The answer to the first part: We know there is no pressure gradient by the fact that the box is not accelerating. Conservation of momentum violations can be called bootstrap violations. Asking if the gas could ever push on the box, when there is no external force acting inside the box (like gravity), makes lack of gradient obvious. Even more so than gas layers not accelerating does. In zero gravity, a free-body diagram of the box/gas system has no force of any kind. A free body diagram of the box itself has only differential pressure from the gas. The only way out of this is if that gradient is absent.

If gravity is present, there is a pressure gradient. And this is how the gas contributes its own weight to the system if you put the box on a scale in a vacuum; it does so using the pressure gradient inside the box. (And if weighing it in the atmosphere, this is how the gas inside stops the external pressure gradient from making the box seem to weigh less than it does).

On the second part: We at least know the density is varying as we go (including assuming zero gravity).
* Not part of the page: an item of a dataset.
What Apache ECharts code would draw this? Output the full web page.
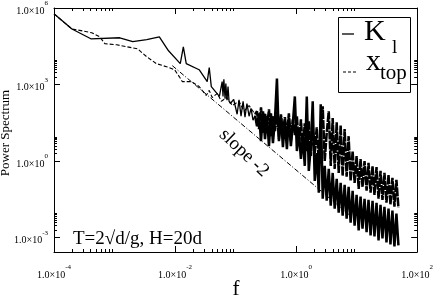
<!DOCTYPE html>
<html>
<head>
<meta charset="utf-8">
<script src="https://cdn.jsdelivr.net/npm/echarts@6/dist/echarts.min.js"></script>
<style>
html,body{margin:0;padding:0;background:#fff;}
#chart{width:436px;height:299px;}
</style>
</head>
<body>
<div id="chart"></div>
<script>
// low frequency part, K_l (solid)
var klFreq = [1e-4, 1.98e-4, 4.06e-4, 1.22e-3, 2.0e-3, 3.4e-3, 5.5e-3, 7.8e-3, 0.0122, 0.0137, 0.0153, 0.025, 0.034, 0.0367, 0.0397, 0.054, 0.060, 0.062, 0.064, 0.067, 0.069, 0.072, 0.075, 0.078, 0.082, 0.093, 0.106, 0.114, 0.123, 0.133, 0.143, 0.154, 0.167, 0.180, 0.194, 0.210];
var klPower = [5.9e5, 1.5e5, 6.2e4, 6.8e4, 4.8e4, 5.7e4, 7.4e4, 2.1e4, 6.6e3, 3.0e4, 6.6e3, 3.8e3, 1.3e3, 4.6e3, 830, 340, 1300, 340, 1600, 280, 1100, 240, 830, 220, 180, 260, 68, 250, 57, 220, 52, 180, 57, 116, 40, 60];
// low frequency part, x_top (dashed)
var xtopFreq = [1e-4, 1.98e-4, 3.0e-4, 4.2e-4, 5.7e-4, 6.9e-4, 1.09e-3, 2.4e-3, 3.4e-3, 4.9e-3, 7.2e-3, 9.8e-3, 0.0118, 0.0132, 0.0186, 0.025, 0.0327, 0.0367, 0.041, 0.050, 0.058, 0.072, 0.088, 0.114, 0.138, 0.167, 0.210];
var xtopPower = [5.9e5, 1.5e5, 1.26e5, 1.07e5, 7.4e4, 4.0e4, 3.6e4, 2.5e4, 1.23e4, 6.6e3, 5.0e3, 3.8e3, 2.0e3, 1.3e3, 1.3e3, 830, 370, 590, 310, 450, 220, 310, 150, 220, 89, 150, 68];
// noisy high frequency part, both series
var hiFreq = [0.226, 0.244, 0.263, 0.284, 0.306, 0.330, 0.356, 0.384, 0.414, 0.447, 0.482, 0.520, 0.561, 0.605, 0.652, 0.704, 0.759, 0.819, 0.883, 0.953,
  1.03, 1.11, 1.20, 1.29, 1.39, 1.50, 1.62, 1.75, 1.88, 2.03, 2.19, 2.37, 2.55, 2.75, 2.97, 3.20, 3.46, 3.73, 4.02, 4.34,
  4.68, 5.05, 5.44, 5.87, 6.33, 6.83, 7.37, 7.95, 8.58, 9.25, 9.98, 10.8, 11.6, 12.5, 13.5, 14.6, 15.7, 17.0, 18.3, 19.7,
  21.3, 23.0, 24.8, 26.7, 28.8, 31.1, 33.6, 36.2, 39.0, 42.1, 45.4, 49.0];
var klPowerHi = [23, 74, 6.0, 89, 7.2, 57, 3.8, 74, 5.0, 43, 1700, 6.0, 57, 3.5, 36, 2.9, 48, 3.8, 30, 340,
  2.45, 14.8, 1.2, 9.4, 0.64, 340, 0.41, 3.8, 218, 0.166, 2.05, 0.057, 166, 0.033, 0.64, 0.0277, 0.49, 0.0177, 0.34, 0.0135,
  0.20, 0.0094, 0.139, 0.0072, 0.116, 0.0055, 0.097, 0.0038, 0.068, 0.0029, 0.047, 0.0019, 0.040, 0.0022, 0.033, 0.0016, 0.030, 0.0012, 0.0277, 0.0011,
  0.0231, 0.00077, 0.0193, 0.00092, 0.0161, 0.00064, 0.0135, 0.00053, 0.0113, 0.00045, 0.0086, 0.00049];
var xtopPowerHi = [89, 17.7, 127, 12.4, 74, 21, 106, 9.4, 57, 14.8, 89, 7.2, 68, 12.4, 52, 8.6, 74, 6.0, 43, 10.3,
  57, 3.8, 43, 2.9, 30, 2.45, 36, 1.57, 23, 2.05, 21, 1.0, 17.7, 139, 1.0, 12.4, 89, 0.64, 48, 0.49,
  33, 0.34, 25, 0.26, 17.7, 0.24, 9.4, 0.166, 2.45, 0.139, 1.57, 0.081, 1.2, 0.097, 1.0, 0.068, 0.84, 0.057, 0.64, 0.047,
  0.58, 0.033, 0.41, 0.030, 0.34, 0.0231, 0.285, 0.0193, 0.218, 0.0161, 0.182, 0.0148];
// slope -2 guide line
var slopeFreq = [0.009, 9.6];
var slopePower = [5500, 0.0048];

var xMajor = [1e-4, 1e-2, 1, 1e2];
var yMajor = [1e-3, 1, 1e3, 1e6];
var minorMult = [2, 3, 4, 5, 6, 7, 8, 9];
var xMin = 1e-4, xMax = 1e2, yMin = 2.7e-4, yMax = 1e6;

var lg = Math.log10;
function pairs(f, p) { return f.map(function (v, i) { return [lg(v), lg(p[i])]; }); }
function minors(major) {
  var out = [];
  major.slice(0, -1).forEach(function (m) { minorMult.forEach(function (k) { out.push(lg(m * k)); }); });
  return out;
}
var serif = '"Liberation Serif", "DejaVu Serif", serif';
var labelRich = {
  m: {fontSize: 10, fontFamily: serif, color: '#000', lineHeight: 16, verticalAlign: 'bottom'},
  e: {fontSize: 7, fontFamily: serif, color: '#000', lineHeight: 8, verticalAlign: 'top'}
};
function fmt(v) { return '{m|1.0×10}{e|' + Math.round(v) + '}'; }

var xMaj = xMajor.map(lg), yMaj = yMajor.map(lg);
var xLo = lg(xMin), xHi = lg(xMax), yLo = lg(yMin), yHi = lg(yMax);

function axis(pos, lo, hi, labels, margin) {
  return {
    type: 'value', position: pos, min: lo, max: hi,
    axisLine: {show: true, onZero: false, lineStyle: {color: '#000', width: 1}},
    splitLine: {show: false}, axisTick: {show: false},
    axisLabel: labels ? {show: true, customValues: labels, formatter: fmt, rich: labelRich, margin: margin} : {show: false}
  };
}

var klLast = klFreq.length - 1, xtLast = xtopFreq.length - 1;

var textGraphic = [
  {type: 'text', x: 6, y: 133, rotation: Math.PI / 2,
    style: {text: 'Power Spectrum', fontSize: 13, fontFamily: serif, fill: '#000', align: 'center', verticalAlign: 'middle'}},
  {type: 'text', x: 236, y: 289,
    style: {text: 'f', fontSize: 21, fontFamily: serif, fill: '#000', align: 'center', verticalAlign: 'middle'}},
  {type: 'text', x: 73, y: 239,
    style: {text: 'T=2√d/g, H=20d', fontSize: 19, fontFamily: serif, fill: '#000', align: 'left', verticalAlign: 'middle'}},
  {type: 'text', x: 244, y: 153, rotation: -0.76,
    style: {text: 'slope -2', fontSize: 19, fontFamily: serif, fill: '#000', align: 'center', verticalAlign: 'middle'}},
  {type: 'rect', shape: {x: 338.5, y: 17.5, width: 72, height: 75},
    style: {fill: '#fff', stroke: '#000', lineWidth: 1}},
  {type: 'line', shape: {x1: 342, y1: 34, x2: 354, y2: 34}, style: {stroke: '#000', lineWidth: 1.3}},
  {type: 'text', x: 364, y: 32,
    style: {text: 'K', fontSize: 30, fontFamily: serif, fill: '#000', align: 'left', verticalAlign: 'middle'}},
  {type: 'text', x: 392, y: 48.5,
    style: {text: 'l', fontSize: 19, fontFamily: serif, fill: '#000', align: 'left', verticalAlign: 'middle'}},
  {type: 'line', shape: {x1: 343, y1: 72, x2: 356, y2: 72}, style: {stroke: '#000', lineWidth: 1.1, lineDash: [3, 2]}},
  {type: 'text', x: 366, y: 62,
    style: {text: 'x', fontSize: 30, fontFamily: serif, fill: '#000', align: 'left', verticalAlign: 'middle'}},
  {type: 'text', x: 380, y: 73,
    style: {text: 'top', fontSize: 21, fontFamily: serif, fill: '#000', align: 'left', verticalAlign: 'middle'}}
];

var chart = echarts.init(document.getElementById('chart'));
chart.setOption({
  animation: false,
  grid: {left: 54, right: 17, top: 6, bottom: 47},
  xAxis: [axis('bottom', xLo, xHi, xMaj, 12), axis('top', xLo, xHi, null)],
  yAxis: [axis('left', yLo, yHi, yMaj, 6), axis('right', yLo, yHi, null)],
  series: [
    {name: 'x_top', type: 'line', symbol: 'none', data: pairs(xtopFreq, xtopPower),
      lineStyle: {color: '#000', width: 1.1, type: [4, 2]}},
    {name: 'x_top', type: 'line', symbol: 'none',
      data: pairs([xtopFreq[xtLast]].concat(hiFreq), [xtopPower[xtLast]].concat(xtopPowerHi)),
      lineStyle: {color: '#000', width: 2.5, type: [9, 1]}},
    {name: 'K_l', type: 'line', symbol: 'none', data: pairs(klFreq, klPower),
      lineStyle: {color: '#000', width: 1.3}},
    {name: 'K_l', type: 'line', symbol: 'none',
      data: pairs([klFreq[klLast]].concat(hiFreq), [klPower[klLast]].concat(klPowerHi)),
      lineStyle: {color: '#000', width: 2.5}},
    {name: 'slope', type: 'line', symbol: 'none', data: pairs(slopeFreq, slopePower),
      lineStyle: {color: '#000', width: 1, type: [5, 2, 1, 2]}}
  ],
  graphic: textGraphic
});

// inward frame ticks, placed through the chart's own scales with convertToPixel
function tickLine(a, b) {
  return {type: 'line', z: 100, zlevel: 1, shape: {x1: a[0], y1: a[1], x2: b[0], y2: b[1]},
    style: {stroke: '#000', lineWidth: 1}};
}
var tickGraphic = [];
function addX(vals, len) {
  vals.forEach(function (v) {
    var b = chart.convertToPixel({gridIndex: 0}, [v, yLo]);
    var t = chart.convertToPixel({gridIndex: 0}, [v, yHi]);
    var x = Math.round(b[0]) + 0.5;
    tickGraphic.push(tickLine([x, b[1]], [x, b[1] - len]));
    tickGraphic.push(tickLine([x, t[1]], [x, t[1] + len]));
  });
}
function addY(vals, len) {
  vals.forEach(function (v) {
    var l = chart.convertToPixel({gridIndex: 0}, [xLo, v]);
    var r = chart.convertToPixel({gridIndex: 0}, [xHi, v]);
    var y = Math.round(l[1]) + 0.5;
    tickGraphic.push(tickLine([l[0], y], [l[0] + len, y]));
    tickGraphic.push(tickLine([r[0], y], [r[0] - len, y]));
  });
}
addX(xMaj, 6); addX(minors(xMajor), 3);
addY(yMaj, 6); addY(minors(yMajor), 3);
chart.setOption({graphic: textGraphic.concat(tickGraphic)});
</script>
</body>
</html>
For a given layer of constant n, v varies between layers. Or, for a given layers of constant v, n varies between layers. It’s important to be clear in the model which one it is.

Answer 7

For semi-equilibrium in a gas in a container in a gravitational field, the only pressure gradient would be that required to provide the necessary buoyant force. (The higher temperature gas would need to be at the top of the container, and the heat would be rapidly distributed.)

Answer 8

There is no pressure gradient. The easiest way to see this is by using PV = nRT for an ideal gas. If we divide the box along the temperature gradient into lots of smaller boxes then PV = nRT must apply to each small box. Now PV = constant in ideal gas theory. Each V for a small box is the same and constant.PV can only be constant if P is constant. If we look at nRT as T increases n decreases to keep nRT constant.So each hotter box has fewer molecules at a higher temperatures (higher molecular speeds) giving the same pressure.